This article is more than 15 years old

Vertical stripes don't flatter – they make you look fatter

This article is more than 15 years oldThe fashion gurus have got it all wrong, claims an expert in visual perception. Far from making you look thinner, wearing clothes with vertical stripes will accentuate your girth

Women of a certain age will be replacing their wardrobes and Geordie football fans will be crying into their Newcastle Brown Ale. Scientists have discovered that the fashion mantra that wearing vertical stripes makes you look thinner is not true. In fact, horizontal stripes are more flattering to those with a less than perfect physique.

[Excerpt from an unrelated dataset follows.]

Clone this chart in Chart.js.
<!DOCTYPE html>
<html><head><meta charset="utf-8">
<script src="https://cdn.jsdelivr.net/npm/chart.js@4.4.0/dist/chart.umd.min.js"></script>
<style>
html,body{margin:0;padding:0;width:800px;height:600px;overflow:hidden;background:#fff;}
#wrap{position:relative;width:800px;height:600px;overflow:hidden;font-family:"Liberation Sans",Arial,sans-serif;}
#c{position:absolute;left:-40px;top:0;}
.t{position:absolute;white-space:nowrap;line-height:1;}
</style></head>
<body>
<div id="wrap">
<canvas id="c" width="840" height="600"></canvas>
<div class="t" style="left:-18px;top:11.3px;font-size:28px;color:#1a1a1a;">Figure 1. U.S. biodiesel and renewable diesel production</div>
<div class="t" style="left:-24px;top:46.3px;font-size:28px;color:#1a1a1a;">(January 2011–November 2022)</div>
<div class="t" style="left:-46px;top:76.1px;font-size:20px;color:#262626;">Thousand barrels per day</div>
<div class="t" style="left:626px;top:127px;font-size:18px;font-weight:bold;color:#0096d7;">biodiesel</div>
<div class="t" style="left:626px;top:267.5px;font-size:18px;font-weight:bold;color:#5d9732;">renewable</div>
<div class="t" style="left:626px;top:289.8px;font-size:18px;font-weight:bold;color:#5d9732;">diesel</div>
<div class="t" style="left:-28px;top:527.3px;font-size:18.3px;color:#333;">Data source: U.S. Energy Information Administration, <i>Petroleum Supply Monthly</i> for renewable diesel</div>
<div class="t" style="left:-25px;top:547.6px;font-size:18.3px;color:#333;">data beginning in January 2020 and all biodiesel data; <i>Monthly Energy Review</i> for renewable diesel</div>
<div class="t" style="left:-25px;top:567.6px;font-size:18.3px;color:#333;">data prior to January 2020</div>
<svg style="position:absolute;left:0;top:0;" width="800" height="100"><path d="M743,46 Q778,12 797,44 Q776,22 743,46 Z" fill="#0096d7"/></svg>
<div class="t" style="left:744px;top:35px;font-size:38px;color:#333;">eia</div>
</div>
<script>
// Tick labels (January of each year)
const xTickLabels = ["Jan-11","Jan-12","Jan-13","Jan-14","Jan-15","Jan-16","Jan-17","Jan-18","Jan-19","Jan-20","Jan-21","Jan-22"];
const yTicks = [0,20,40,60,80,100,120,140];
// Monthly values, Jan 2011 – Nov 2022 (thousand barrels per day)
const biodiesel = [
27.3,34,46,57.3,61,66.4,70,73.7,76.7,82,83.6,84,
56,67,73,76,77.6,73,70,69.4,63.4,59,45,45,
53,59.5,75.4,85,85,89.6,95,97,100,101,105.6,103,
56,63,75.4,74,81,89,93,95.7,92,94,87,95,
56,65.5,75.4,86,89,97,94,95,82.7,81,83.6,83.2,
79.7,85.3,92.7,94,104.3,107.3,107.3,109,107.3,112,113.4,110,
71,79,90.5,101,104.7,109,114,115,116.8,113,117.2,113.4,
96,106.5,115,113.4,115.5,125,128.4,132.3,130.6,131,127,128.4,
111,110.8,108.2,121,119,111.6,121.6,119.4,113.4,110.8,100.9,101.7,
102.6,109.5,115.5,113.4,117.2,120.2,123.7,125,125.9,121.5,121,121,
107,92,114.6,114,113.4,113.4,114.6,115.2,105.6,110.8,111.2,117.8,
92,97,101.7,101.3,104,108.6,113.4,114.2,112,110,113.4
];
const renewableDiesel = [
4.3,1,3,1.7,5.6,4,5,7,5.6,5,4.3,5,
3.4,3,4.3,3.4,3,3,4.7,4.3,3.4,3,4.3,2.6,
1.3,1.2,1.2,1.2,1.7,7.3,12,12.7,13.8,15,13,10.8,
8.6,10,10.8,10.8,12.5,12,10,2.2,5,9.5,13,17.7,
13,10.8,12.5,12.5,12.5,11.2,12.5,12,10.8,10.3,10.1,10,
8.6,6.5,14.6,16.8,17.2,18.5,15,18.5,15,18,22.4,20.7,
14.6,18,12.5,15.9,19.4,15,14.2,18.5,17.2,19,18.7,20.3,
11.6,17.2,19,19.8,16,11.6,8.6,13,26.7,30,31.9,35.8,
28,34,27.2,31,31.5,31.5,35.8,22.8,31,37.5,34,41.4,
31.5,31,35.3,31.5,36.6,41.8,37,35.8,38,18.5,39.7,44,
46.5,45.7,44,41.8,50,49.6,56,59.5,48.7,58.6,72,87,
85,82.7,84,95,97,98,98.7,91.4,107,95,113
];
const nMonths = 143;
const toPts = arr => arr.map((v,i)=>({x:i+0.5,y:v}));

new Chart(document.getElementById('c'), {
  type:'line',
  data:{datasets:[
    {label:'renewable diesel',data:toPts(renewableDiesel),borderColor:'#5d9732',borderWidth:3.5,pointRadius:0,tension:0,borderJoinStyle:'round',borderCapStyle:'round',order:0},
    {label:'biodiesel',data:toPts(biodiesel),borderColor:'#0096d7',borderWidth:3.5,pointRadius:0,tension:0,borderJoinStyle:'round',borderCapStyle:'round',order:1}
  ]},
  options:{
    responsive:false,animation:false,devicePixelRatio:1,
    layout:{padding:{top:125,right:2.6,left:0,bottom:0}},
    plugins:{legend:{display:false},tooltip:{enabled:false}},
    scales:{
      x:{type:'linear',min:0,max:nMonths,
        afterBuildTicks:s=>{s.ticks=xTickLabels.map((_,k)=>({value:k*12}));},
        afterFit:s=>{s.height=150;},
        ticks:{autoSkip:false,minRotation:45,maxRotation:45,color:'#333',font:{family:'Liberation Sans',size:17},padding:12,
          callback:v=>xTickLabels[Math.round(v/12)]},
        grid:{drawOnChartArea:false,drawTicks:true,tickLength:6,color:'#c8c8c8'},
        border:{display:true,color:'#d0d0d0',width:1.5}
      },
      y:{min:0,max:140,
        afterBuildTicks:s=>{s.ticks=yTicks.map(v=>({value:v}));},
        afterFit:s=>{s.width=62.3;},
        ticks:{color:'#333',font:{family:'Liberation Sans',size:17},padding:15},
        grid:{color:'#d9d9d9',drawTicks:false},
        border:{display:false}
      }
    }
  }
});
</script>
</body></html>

The accepted wisdom from fashion gurus is that an outfit with vertical stripes appears to elongate your figure by drawing the eye up and down. Horizontal stripes supposedly do the opposite, making that unruly paunch look even larger than it actually is.

But when Dr Peter Thompson, a psychologist and expert in visual perception at the University of York, tested the optical illusion he found the opposite was true. "Horizontal stripes don't make you look fatter," he said.

His test involved showing pairs of pictures of women to volunteers. In each pair, one woman was wearing a dress with vertical stripes and the other was wearing horizontal stripes. In each pair the vertically striped figure was the same woman, but the horizontally striped figure was either slightly fatter or thinner. The subjects had to choose which they thought looked more rotund.

By analysing the choices made by around 20 subjects he found that the vertically striped figure had to be 6% slimmer for them to judge the two women to be the same size. When both images in the pair were of identically sized women, people tended to judge the horizontally striped woman to be slimmer – contrary to received wisdom.

Thompson, who presented his work at the British Association Festival of Science, said the effect is a version of the Helmholtz illusion, an optical effect in which a square with horizontal stripes appears taller and thinner compared with an identically sized one with vertical stripes.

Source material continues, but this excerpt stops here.